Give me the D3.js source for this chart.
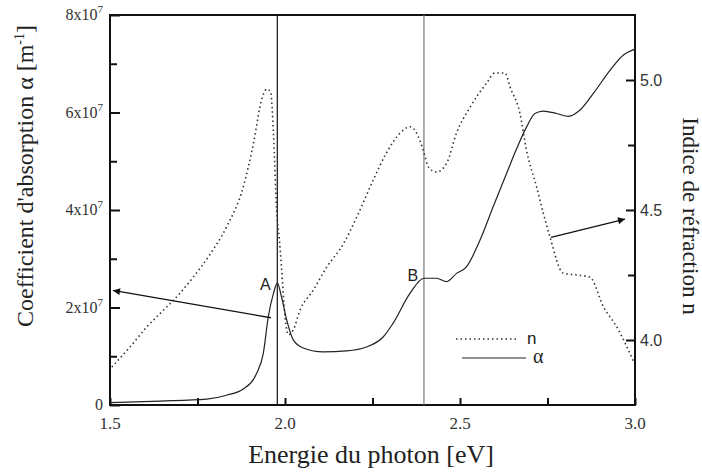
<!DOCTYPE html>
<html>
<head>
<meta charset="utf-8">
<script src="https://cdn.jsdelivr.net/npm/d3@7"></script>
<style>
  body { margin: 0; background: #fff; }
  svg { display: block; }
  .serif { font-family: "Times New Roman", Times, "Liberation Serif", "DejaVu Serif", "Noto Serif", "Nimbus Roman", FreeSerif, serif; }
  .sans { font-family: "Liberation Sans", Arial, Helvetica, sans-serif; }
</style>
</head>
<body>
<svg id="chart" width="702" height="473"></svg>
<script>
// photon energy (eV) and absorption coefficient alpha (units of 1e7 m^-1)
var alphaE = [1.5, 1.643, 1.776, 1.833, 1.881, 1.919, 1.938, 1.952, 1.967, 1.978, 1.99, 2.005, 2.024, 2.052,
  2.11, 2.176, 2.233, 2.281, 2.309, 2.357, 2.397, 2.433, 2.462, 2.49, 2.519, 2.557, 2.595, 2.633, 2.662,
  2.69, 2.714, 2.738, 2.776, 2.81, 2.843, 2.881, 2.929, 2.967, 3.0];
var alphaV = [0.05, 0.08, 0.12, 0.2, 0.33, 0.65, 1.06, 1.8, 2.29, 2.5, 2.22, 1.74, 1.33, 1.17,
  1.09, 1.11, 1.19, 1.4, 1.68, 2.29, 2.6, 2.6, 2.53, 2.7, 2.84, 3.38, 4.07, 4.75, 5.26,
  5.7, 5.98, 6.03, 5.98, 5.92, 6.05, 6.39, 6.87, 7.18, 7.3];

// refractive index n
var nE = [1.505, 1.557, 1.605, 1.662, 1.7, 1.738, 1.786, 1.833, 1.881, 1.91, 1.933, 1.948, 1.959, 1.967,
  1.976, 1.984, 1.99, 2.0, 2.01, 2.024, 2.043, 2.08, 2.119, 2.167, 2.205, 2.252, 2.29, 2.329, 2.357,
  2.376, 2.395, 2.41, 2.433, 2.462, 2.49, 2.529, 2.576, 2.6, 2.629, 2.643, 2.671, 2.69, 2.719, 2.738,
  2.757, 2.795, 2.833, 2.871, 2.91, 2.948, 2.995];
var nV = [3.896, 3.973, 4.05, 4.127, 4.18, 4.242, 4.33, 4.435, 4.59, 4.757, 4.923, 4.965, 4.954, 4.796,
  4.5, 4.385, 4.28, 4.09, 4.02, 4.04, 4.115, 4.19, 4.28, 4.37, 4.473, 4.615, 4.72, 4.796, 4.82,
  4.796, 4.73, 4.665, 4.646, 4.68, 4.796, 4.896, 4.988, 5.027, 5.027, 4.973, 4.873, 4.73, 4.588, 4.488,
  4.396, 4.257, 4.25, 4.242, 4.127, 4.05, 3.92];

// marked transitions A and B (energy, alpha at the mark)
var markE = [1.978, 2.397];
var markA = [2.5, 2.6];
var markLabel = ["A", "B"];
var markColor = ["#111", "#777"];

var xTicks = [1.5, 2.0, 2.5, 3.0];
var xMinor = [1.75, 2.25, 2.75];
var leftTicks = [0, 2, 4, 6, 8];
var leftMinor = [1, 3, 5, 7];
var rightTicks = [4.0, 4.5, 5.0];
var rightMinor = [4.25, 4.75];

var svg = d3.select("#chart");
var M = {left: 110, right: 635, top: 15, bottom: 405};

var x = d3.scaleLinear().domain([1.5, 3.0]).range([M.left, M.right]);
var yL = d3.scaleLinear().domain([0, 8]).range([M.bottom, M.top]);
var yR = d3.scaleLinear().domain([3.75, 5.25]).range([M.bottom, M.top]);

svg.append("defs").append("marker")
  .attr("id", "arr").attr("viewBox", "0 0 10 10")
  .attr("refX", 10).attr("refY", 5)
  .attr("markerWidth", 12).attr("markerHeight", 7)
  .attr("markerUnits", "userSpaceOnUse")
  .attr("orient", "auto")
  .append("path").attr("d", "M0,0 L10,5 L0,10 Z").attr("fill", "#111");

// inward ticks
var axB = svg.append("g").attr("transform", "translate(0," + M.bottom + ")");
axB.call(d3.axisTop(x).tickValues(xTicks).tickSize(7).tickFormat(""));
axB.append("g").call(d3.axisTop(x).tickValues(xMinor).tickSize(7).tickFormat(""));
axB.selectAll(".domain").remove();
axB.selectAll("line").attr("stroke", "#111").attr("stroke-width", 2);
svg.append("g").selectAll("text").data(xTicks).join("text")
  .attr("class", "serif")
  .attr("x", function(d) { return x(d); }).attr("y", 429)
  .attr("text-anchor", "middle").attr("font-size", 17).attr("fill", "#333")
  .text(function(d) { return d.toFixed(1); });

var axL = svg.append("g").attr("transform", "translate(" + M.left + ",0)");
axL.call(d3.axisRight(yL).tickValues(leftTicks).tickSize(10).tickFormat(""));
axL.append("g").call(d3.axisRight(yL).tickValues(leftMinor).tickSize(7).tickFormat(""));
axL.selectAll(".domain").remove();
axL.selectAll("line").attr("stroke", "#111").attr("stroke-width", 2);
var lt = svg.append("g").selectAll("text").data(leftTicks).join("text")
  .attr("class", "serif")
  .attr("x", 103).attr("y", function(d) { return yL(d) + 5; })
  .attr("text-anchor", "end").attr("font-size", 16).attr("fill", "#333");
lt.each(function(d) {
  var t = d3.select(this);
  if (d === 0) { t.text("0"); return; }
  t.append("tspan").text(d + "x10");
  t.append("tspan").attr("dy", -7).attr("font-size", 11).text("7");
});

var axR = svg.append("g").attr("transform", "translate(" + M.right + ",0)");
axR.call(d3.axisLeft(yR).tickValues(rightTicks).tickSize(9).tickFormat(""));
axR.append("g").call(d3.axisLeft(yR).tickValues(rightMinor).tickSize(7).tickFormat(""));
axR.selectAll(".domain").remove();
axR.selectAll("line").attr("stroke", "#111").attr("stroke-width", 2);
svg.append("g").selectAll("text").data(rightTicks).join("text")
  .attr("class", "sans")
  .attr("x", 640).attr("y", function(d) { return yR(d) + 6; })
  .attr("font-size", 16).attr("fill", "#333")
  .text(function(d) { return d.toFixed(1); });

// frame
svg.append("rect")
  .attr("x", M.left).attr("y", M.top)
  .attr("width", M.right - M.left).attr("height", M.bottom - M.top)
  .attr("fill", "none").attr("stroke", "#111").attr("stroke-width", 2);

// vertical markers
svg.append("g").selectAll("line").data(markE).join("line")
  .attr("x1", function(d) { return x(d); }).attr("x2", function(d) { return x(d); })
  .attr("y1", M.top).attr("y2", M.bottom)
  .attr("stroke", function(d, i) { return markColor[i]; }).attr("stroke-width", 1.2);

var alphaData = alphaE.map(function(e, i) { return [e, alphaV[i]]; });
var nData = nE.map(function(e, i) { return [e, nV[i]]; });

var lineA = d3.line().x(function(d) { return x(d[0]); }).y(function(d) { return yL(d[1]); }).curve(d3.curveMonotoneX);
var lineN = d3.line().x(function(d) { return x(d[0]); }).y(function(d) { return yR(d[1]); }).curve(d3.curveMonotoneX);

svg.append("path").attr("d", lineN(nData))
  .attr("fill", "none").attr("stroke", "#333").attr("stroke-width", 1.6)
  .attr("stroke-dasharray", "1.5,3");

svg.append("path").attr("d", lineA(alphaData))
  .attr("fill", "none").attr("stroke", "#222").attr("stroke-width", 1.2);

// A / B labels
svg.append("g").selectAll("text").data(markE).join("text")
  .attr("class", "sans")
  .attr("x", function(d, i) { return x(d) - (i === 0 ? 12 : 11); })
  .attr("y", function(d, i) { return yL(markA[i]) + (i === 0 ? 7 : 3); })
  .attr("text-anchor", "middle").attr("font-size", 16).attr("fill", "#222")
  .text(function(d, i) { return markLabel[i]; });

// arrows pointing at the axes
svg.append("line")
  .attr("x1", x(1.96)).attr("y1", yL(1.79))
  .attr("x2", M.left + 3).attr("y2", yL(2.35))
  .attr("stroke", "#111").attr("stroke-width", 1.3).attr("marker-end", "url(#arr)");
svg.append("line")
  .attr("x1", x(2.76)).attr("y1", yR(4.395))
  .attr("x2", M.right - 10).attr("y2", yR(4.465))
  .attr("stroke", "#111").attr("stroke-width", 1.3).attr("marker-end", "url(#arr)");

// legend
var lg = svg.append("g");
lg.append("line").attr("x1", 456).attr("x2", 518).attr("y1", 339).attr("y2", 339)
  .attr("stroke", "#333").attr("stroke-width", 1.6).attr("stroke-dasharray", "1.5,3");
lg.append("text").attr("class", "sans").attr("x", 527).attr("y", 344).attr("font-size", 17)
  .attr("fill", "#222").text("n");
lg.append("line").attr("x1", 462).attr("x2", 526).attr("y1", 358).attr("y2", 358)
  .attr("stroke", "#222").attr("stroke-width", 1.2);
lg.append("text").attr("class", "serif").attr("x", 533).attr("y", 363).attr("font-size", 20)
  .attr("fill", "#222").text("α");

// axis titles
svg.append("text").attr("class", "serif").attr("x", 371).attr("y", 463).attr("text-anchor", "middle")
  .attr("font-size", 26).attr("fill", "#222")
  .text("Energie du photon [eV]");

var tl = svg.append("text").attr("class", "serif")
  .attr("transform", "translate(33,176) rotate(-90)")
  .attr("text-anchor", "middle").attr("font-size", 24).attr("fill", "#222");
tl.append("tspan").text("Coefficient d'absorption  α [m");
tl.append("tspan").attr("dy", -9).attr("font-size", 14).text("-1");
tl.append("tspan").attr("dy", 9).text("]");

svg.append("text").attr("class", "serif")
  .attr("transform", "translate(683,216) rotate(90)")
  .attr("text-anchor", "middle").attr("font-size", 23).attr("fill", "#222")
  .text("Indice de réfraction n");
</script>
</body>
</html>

- [EXERCISE INSTRUCTIONS] Write out the lines from the start of the material to the line with "5.7, 5.98, 6.03, 5.98, 5.92, 6.05, 6.39, 6.87, 7.18, 7.3];", inclusive and exactly. Skip the pictures.

- [FINAL RESULT]
Give me the D3.js source for this chart.
<!DOCTYPE html>
<html>
<head>
<meta charset="utf-8">
<script src="https://cdn.jsdelivr.net/npm/d3@7"></script>
<style>
  body { margin: 0; background: #fff; }
  svg { display: block; }
  .serif { font-family: "Times New Roman", Times, "Liberation Serif", "DejaVu Serif", "Noto Serif", "Nimbus Roman", FreeSerif, serif; }
  .sans { font-family: "Liberation Sans", Arial, Helvetica, sans-serif; }
</style>
</head>
<body>
<svg id="chart" width="702" height="473"></svg>
<script>
// photon energy (eV) and absorption coefficient alpha (units of 1e7 m^-1)
var alphaE = [1.5, 1.643, 1.776, 1.833, 1.881, 1.919, 1.938, 1.952, 1.967, 1.978, 1.99, 2.005, 2.024, 2.052,
  2.11, 2.176, 2.233, 2.281, 2.309, 2.357, 2.397, 2.433, 2.462, 2.49, 2.519, 2.557, 2.595, 2.633, 2.662,
  2.69, 2.714, 2.738, 2.776, 2.81, 2.843, 2.881, 2.929, 2.967, 3.0];
var alphaV = [0.05, 0.08, 0.12, 0.2, 0.33, 0.65, 1.06, 1.8, 2.29, 2.5, 2.22, 1.74, 1.33, 1.17,
  1.09, 1.11, 1.19, 1.4, 1.68, 2.29, 2.6, 2.6, 2.53, 2.7, 2.84, 3.38, 4.07, 4.75, 5.26,
  5.7, 5.98, 6.03, 5.98, 5.92, 6.05, 6.39, 6.87, 7.18, 7.3];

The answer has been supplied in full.